Written instruction ::
Using the listing below, please gather every line containing the word "this".

Available records ::
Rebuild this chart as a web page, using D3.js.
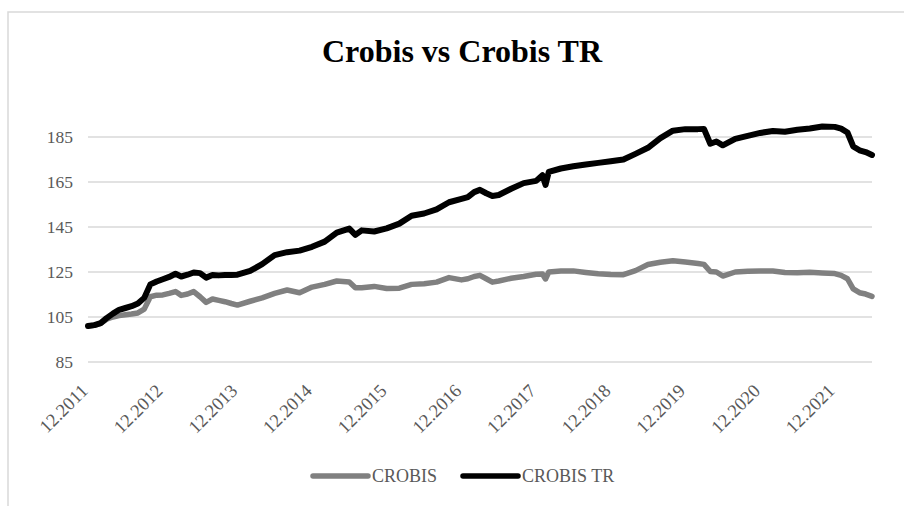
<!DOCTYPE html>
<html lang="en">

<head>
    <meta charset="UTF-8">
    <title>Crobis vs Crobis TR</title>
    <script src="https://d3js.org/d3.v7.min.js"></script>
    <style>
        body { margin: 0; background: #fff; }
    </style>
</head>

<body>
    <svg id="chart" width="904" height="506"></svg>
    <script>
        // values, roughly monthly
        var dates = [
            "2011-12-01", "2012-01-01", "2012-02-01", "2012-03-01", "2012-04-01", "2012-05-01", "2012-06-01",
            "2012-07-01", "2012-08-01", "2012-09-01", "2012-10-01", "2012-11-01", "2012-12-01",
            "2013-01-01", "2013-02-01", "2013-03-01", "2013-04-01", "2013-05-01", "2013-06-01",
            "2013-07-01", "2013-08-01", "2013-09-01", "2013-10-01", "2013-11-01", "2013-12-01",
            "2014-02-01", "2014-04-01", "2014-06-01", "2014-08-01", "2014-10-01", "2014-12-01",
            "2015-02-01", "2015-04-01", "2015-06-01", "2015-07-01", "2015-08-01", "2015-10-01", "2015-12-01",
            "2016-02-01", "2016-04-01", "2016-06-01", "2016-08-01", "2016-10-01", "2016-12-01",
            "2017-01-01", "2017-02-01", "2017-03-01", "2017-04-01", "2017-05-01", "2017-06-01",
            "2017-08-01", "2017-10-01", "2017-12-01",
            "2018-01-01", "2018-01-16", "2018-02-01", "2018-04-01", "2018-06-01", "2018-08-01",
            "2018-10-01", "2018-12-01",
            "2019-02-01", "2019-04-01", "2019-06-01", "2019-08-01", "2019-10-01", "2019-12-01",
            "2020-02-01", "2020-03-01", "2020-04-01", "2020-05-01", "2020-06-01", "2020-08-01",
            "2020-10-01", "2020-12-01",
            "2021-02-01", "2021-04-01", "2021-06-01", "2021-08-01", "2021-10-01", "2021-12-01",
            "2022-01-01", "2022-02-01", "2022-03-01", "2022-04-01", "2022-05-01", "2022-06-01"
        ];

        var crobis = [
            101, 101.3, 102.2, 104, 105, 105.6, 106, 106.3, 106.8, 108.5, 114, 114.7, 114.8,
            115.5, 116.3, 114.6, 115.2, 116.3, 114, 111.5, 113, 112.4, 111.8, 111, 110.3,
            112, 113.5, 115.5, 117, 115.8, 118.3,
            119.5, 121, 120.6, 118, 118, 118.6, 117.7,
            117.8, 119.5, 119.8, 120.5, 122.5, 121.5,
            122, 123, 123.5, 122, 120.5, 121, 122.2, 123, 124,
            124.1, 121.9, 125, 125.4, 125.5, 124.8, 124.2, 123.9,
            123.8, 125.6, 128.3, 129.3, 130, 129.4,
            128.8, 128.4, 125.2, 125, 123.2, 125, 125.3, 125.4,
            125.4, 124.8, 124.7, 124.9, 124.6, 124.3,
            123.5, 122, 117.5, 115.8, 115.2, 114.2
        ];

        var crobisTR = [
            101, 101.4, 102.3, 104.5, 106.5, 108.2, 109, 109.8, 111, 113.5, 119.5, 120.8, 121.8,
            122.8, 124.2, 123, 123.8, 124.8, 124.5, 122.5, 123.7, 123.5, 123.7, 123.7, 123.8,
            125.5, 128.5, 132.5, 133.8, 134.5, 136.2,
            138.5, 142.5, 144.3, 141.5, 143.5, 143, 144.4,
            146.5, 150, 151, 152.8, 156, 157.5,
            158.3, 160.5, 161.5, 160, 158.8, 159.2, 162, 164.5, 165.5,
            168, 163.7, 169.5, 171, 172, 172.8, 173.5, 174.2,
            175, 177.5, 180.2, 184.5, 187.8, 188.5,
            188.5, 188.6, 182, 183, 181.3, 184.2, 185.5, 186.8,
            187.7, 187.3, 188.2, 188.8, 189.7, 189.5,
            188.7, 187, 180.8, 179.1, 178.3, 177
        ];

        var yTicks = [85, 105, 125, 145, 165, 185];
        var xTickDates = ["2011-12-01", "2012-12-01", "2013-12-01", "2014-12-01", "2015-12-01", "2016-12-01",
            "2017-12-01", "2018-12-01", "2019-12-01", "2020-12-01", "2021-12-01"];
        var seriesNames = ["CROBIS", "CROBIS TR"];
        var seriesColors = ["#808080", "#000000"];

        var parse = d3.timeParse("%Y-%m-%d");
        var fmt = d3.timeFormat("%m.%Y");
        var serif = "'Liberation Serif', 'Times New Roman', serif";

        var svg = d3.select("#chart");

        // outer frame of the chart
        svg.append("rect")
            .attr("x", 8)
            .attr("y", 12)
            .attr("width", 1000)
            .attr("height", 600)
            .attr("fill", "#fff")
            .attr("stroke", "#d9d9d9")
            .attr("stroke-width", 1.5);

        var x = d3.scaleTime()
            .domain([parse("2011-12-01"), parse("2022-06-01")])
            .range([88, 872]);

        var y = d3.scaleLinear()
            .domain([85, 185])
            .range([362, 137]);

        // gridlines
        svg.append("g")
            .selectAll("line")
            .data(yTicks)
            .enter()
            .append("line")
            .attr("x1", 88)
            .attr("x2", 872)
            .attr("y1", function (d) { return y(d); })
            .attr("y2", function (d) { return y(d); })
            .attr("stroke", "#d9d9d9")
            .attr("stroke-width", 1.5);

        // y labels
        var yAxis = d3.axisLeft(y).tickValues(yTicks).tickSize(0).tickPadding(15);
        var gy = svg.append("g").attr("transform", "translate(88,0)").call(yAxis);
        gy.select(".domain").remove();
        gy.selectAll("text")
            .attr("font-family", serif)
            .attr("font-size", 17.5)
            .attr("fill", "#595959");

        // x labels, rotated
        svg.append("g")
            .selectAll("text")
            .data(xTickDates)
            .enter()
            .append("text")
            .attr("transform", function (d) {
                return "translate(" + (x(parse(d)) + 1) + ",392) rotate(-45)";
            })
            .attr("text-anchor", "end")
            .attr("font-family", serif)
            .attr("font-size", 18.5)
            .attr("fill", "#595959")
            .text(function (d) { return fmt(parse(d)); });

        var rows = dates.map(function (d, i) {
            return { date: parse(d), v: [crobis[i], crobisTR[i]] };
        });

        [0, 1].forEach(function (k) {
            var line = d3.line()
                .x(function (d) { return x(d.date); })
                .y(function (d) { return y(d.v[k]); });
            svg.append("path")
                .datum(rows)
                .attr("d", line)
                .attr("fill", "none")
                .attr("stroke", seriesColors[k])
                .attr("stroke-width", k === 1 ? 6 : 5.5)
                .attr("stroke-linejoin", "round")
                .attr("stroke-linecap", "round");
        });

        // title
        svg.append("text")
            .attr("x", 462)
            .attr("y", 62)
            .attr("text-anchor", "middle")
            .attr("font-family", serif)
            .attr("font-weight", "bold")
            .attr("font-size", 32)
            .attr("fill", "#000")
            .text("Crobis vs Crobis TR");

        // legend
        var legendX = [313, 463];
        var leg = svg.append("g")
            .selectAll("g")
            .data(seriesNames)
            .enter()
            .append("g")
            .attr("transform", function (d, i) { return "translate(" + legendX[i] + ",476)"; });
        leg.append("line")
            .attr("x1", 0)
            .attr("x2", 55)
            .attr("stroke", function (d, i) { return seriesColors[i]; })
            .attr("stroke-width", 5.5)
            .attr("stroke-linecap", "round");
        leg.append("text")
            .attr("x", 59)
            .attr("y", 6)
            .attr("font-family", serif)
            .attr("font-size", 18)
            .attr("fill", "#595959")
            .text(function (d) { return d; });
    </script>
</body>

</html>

==

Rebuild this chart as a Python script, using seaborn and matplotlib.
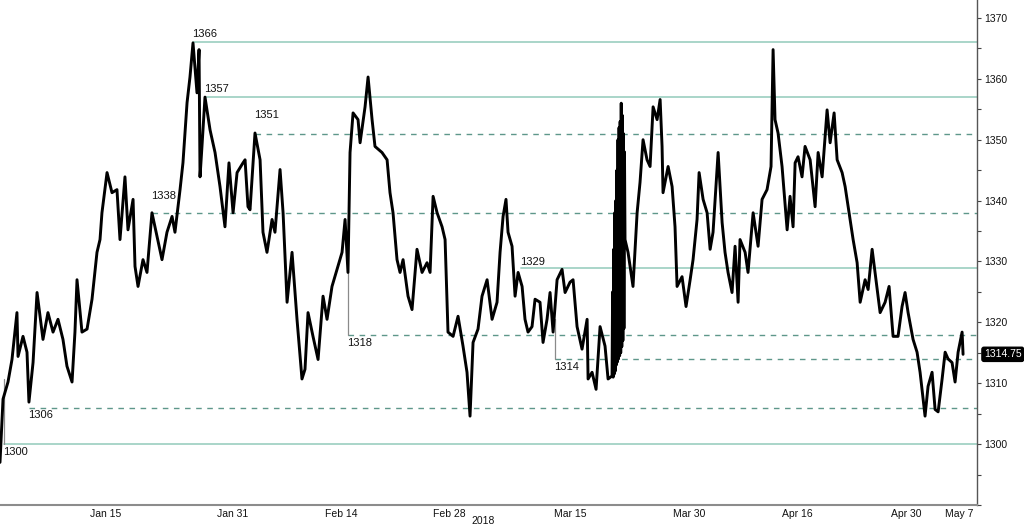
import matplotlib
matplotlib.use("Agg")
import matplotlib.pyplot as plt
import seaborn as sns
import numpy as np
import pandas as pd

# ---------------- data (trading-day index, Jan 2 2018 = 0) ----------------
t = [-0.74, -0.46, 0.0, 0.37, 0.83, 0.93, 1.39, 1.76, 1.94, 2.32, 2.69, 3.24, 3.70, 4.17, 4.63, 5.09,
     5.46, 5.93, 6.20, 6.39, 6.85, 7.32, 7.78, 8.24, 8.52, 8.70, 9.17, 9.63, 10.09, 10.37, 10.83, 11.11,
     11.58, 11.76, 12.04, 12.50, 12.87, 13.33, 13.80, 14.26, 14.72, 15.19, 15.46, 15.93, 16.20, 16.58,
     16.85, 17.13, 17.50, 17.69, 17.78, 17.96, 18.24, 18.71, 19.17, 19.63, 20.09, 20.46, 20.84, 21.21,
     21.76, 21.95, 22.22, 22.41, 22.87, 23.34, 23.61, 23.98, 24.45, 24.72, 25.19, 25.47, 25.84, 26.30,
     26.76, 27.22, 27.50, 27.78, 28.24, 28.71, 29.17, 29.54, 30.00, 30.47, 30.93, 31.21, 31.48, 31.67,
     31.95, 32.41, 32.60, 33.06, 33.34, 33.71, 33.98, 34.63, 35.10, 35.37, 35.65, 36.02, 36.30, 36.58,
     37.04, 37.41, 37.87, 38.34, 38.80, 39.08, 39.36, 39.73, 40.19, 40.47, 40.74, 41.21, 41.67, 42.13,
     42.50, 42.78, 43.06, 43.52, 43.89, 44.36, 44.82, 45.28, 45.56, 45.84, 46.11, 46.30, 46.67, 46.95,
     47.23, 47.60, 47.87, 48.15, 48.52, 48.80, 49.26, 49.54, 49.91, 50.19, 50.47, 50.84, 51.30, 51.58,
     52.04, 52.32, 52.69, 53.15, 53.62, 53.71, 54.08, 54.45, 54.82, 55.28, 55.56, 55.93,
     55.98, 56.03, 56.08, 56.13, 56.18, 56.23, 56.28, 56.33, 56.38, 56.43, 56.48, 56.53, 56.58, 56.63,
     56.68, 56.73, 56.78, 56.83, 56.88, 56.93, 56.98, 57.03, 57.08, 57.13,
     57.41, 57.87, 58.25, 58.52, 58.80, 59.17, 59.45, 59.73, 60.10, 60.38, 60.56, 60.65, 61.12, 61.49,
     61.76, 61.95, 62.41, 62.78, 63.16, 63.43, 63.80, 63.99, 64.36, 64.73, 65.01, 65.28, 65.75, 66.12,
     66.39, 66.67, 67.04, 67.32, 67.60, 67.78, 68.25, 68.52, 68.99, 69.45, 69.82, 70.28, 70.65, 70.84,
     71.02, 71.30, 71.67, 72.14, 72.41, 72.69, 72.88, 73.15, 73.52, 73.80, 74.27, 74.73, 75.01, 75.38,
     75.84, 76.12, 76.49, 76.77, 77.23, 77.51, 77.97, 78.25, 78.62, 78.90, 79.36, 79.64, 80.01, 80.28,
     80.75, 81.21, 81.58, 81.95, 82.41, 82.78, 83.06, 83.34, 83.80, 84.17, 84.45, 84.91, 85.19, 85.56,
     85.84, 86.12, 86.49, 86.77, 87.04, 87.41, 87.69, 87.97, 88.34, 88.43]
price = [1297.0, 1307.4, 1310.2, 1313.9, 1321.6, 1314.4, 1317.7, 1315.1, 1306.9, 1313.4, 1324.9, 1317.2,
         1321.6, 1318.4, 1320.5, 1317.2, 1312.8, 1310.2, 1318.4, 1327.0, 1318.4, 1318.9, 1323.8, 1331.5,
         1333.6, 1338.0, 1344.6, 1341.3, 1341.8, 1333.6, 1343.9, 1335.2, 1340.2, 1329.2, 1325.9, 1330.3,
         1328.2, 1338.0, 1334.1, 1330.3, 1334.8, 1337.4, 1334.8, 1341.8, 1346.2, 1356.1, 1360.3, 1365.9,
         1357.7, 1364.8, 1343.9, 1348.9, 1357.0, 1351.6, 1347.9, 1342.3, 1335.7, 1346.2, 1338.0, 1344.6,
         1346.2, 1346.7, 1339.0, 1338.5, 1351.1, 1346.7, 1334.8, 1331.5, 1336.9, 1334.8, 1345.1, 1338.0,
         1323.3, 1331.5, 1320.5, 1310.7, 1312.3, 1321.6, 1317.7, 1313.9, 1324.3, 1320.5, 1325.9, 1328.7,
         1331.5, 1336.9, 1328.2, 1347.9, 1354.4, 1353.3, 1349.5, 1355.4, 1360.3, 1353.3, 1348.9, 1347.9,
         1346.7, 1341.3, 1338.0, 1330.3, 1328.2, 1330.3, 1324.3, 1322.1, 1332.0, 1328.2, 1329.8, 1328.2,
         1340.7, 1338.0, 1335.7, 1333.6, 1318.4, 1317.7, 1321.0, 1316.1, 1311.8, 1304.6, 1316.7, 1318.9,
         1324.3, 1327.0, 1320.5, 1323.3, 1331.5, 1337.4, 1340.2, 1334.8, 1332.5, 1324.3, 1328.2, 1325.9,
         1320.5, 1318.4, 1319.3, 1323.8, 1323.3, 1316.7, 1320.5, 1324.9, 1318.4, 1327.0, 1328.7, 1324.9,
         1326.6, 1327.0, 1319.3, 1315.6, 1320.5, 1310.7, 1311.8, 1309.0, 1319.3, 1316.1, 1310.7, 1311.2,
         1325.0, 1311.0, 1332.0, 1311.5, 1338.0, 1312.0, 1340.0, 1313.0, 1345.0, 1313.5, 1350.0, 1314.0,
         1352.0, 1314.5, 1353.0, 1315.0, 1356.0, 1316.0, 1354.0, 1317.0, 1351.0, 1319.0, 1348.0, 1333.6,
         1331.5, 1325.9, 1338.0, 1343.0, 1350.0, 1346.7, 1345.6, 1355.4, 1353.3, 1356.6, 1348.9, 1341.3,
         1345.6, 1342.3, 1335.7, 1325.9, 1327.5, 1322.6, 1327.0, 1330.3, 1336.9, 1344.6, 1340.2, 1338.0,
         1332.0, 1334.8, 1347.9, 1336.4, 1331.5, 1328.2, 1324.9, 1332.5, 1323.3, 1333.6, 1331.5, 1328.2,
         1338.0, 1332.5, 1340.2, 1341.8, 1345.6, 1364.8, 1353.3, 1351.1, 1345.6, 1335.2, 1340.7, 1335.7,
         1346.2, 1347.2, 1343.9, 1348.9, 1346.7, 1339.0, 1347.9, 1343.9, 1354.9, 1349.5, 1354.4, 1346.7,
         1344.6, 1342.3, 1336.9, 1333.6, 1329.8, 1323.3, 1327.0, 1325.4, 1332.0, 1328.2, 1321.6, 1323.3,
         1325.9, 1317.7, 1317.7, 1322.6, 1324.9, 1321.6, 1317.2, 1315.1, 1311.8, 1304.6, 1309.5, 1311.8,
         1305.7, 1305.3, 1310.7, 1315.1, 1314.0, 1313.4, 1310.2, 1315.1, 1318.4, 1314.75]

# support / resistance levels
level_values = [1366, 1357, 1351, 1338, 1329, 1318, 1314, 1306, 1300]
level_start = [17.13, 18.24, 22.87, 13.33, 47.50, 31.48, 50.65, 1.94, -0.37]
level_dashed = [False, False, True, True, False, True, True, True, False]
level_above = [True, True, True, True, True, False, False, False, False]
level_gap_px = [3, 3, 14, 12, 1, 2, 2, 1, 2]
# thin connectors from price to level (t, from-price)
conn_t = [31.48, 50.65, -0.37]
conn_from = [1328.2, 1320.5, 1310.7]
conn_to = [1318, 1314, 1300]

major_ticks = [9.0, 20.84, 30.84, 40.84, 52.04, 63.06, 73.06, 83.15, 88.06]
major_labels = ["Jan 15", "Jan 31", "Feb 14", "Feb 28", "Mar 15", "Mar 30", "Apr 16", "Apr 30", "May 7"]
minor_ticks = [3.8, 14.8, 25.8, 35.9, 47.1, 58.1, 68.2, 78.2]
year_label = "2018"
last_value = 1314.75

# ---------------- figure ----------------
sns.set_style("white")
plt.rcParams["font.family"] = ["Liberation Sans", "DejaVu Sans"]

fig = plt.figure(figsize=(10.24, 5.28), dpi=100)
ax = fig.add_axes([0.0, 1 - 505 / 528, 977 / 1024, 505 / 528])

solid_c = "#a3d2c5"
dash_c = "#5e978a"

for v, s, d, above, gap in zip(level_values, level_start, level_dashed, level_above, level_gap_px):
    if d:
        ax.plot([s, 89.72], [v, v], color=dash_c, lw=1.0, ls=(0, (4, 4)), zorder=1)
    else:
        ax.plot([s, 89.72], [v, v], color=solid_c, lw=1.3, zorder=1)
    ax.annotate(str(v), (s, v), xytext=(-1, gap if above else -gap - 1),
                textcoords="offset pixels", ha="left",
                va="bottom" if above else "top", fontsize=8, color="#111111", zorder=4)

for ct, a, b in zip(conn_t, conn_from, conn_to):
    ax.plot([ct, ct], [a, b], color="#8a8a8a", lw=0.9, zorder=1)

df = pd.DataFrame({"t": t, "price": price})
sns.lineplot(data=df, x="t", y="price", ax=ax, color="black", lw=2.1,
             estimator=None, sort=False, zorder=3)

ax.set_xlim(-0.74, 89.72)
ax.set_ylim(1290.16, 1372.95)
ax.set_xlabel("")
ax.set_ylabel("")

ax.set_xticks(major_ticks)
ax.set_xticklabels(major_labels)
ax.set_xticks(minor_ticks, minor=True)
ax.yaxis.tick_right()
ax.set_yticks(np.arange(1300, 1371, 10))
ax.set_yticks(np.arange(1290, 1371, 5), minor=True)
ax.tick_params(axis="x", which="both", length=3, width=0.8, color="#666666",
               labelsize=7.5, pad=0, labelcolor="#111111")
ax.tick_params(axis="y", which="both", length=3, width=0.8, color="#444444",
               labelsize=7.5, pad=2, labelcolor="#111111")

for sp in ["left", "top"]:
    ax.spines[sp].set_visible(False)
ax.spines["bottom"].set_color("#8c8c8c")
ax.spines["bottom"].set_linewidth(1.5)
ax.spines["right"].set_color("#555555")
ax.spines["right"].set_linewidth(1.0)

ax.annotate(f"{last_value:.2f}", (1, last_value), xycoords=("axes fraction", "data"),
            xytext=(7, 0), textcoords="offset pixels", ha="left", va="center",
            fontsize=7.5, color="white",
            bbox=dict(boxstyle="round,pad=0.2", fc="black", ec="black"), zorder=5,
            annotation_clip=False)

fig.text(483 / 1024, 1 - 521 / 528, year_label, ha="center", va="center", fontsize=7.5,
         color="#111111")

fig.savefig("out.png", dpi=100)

---

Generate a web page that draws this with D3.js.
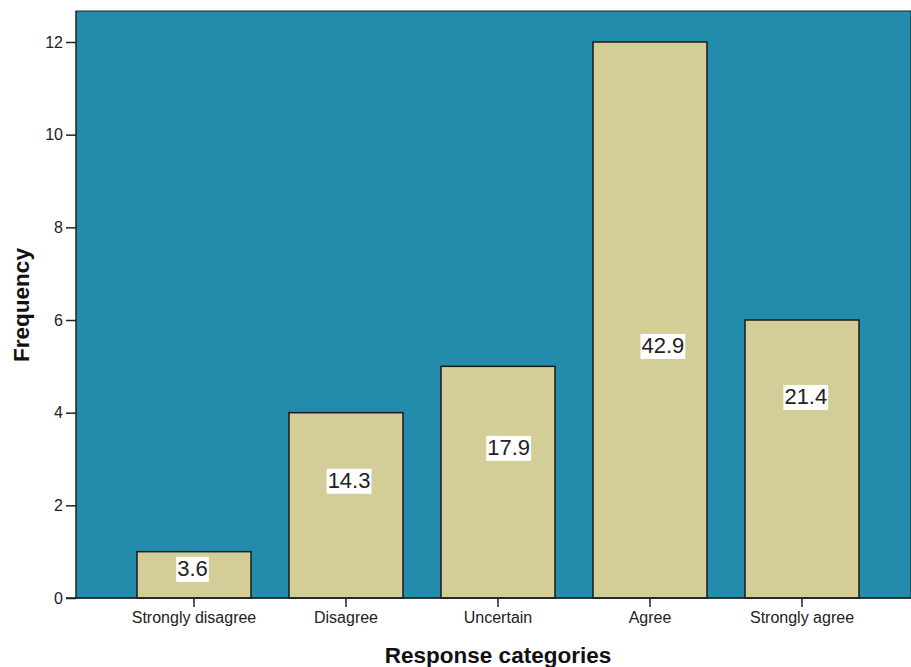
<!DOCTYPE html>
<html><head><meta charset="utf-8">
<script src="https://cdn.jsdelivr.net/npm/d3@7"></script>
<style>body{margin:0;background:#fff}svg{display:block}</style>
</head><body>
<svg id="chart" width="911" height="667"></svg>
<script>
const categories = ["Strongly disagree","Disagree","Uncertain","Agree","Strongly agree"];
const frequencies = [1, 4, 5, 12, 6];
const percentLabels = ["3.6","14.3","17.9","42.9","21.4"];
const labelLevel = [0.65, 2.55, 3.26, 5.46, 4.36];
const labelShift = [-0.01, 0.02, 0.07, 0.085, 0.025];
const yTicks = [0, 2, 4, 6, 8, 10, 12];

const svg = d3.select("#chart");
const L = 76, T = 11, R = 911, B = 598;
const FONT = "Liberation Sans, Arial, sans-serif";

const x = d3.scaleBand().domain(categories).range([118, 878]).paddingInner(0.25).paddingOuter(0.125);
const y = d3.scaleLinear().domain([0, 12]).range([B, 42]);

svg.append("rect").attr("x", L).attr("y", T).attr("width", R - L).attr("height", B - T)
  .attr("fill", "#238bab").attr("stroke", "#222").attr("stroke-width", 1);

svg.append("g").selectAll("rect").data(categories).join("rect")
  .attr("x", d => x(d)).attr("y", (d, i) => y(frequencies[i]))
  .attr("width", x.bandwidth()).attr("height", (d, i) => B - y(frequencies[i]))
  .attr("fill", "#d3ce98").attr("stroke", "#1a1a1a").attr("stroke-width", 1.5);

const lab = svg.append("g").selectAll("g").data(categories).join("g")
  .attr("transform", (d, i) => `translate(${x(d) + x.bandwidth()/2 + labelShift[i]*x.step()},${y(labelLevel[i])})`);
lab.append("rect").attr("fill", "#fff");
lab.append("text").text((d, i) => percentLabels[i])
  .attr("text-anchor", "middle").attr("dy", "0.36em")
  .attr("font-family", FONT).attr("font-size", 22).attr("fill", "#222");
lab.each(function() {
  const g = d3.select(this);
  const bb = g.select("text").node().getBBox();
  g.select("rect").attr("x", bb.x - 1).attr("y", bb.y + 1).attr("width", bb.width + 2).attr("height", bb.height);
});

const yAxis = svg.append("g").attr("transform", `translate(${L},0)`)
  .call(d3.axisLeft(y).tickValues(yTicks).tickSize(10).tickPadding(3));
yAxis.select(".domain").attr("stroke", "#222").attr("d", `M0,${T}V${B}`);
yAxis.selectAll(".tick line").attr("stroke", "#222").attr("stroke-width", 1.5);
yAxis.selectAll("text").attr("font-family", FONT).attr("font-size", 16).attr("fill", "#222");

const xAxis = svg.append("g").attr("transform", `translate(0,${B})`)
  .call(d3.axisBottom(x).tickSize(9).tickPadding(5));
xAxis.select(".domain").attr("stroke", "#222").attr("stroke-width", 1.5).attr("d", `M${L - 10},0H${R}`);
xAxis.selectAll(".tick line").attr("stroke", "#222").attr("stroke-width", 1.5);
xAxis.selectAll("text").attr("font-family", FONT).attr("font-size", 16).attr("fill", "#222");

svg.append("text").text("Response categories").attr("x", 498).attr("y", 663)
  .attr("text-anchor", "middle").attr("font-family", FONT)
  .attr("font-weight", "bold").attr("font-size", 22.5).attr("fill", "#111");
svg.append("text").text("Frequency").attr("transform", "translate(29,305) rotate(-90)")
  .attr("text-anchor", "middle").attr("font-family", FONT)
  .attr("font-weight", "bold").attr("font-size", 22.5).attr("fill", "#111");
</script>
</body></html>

Completed exercise ::
Rebuild this chart as a web page, using D3.js.
Rebuild this chart as a Python script, using seaborn and matplotlib.
Generate a web page that draws this with D3.js.
  const g = d3.select(this);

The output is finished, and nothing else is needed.